Directors have a duty to prevent oppression and mismanagement within the company. So, if the actions of the directors lead to oppression of minority shareholders or mismanagement of company affairs, they may be held personally liable for the resulting damages.

Statutory Liabilities of the Directors

Apart from the above general duties of Directors, there are also additional requirements from the Directors. So, these are the statutory liabilities. Let’s delve into those:

Companies Act, 2013

The Companies Act, 2013, is a comprehensive legislation that governs the functioning of companies in India. Moreover, Directors are subject to various provisions under this Act. Besides, non-compliance can result in legal consequences. Some key areas of statutory liabilities include:

Filing of Financial Statements

Directors are responsible for ensuring that the company complies with the statutory requirement of filing annual financial statements and reports with the Registrar of Companies (RoC). Failure to do so can lead to penalties and legal action.

Corporate Governance

Directors are obligated to adhere to principles of corporate governance. Hence, any lapses in governance practices may result in legal action, affecting the personal liability of directors.

Fraudulent Activities

Directors can be held personally liable for any fraudulent activities carried out by the company. It is imperative for directors to exercise due diligence to prevent and detect fraud.

Tax Liabilities

Directors are also accountable for ensuring that the company complies with tax laws. So, any failure to meet tax obligations, including filing accurate returns and paying taxes on time, can result in personal liability for directors. This includes liabilities related to Goods and Services Tax (GST), income tax, and other applicable taxes.

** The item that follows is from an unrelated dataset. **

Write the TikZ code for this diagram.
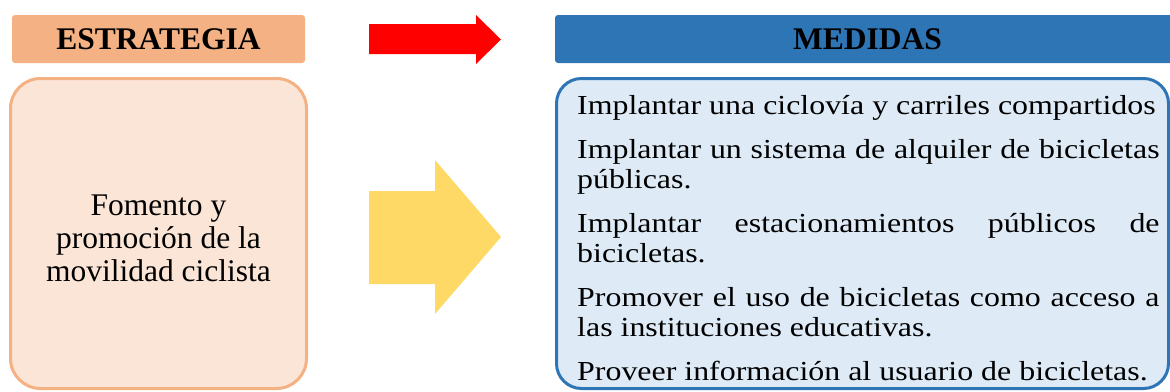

Liabilities in the Event of Insolvency

Insolvency and Bankruptcy Code (IBC):

In cases of insolvency, directors are subject to scrutiny regarding their role in the financial health of the company. If it is found that directors engaged in fraudulent transactions or willfully contributed to the insolvency, they may be held personally liable. The IBC aims to promote corporate insolvency resolution while holding directors accountable for their actions.

Personal Guarantees

Directors often provide personal guarantees for loans taken by the company. In the event of default, directors may be personally liable for the repayment of the loan amount. It is crucial for directors to carefully consider the implications before providing personal guarantees.

Liabilities in Regulatory Compliance

Environmental and Social Compliance

Directors are increasingly facing scrutiny for the environmental and social impact of their companies. Non-compliance with environmental regulations or violation of social responsibility norms may result in personal liability for directors.

Health and Safety Compliance

Ensuring a safe working environment is a fundamental responsibility of directors. Failure to comply with health and safety regulations can lead to personal liability in the event of accidents or injuries within the workplace.

Mitigating Liabilities

While the responsibilities and liabilities of directors are substantial, there are strategies to mitigate these risks:

Director’s and Officer’s (D&O) Insurance

D&O insurance provides financial protection to directors in the event of legal action. This insurance can cover legal fees, settlements, and other costs associated with defending against claims related to their role as directors.

Legal Counsel and Compliance

Directors should seek legal counsel to stay informed about their legal obligations and ensure compliance with applicable laws. Regular legal audits can help identify and address potential issues proactively.

Training and Development

Continuous learning and development in areas such as corporate governance, compliance, and industry-specific regulations can enhance directors’ abilities to fulfill their duties effectively.

Board Diversity and Expertise

Composing a diverse board with a range of skills and expertise can contribute to better decision-making and reduce the risk of individual directors being held solely responsible for specific issues.

Conclusion

Directors of private limited companies in India play a pivotal role in steering the company towards success. However, with authority comes responsibility, and directors must be vigilant in fulfilling their duties to avoid potential liabilities. Understanding the liabilities of directors of a private limited company in India, and implementing risk mitigation strategies are crucial steps for directors to navigate the complex web of responsibilities. By doing so, directors can contribute to the sustainable growth and success of their companies while safeguarding their personal and professional interests.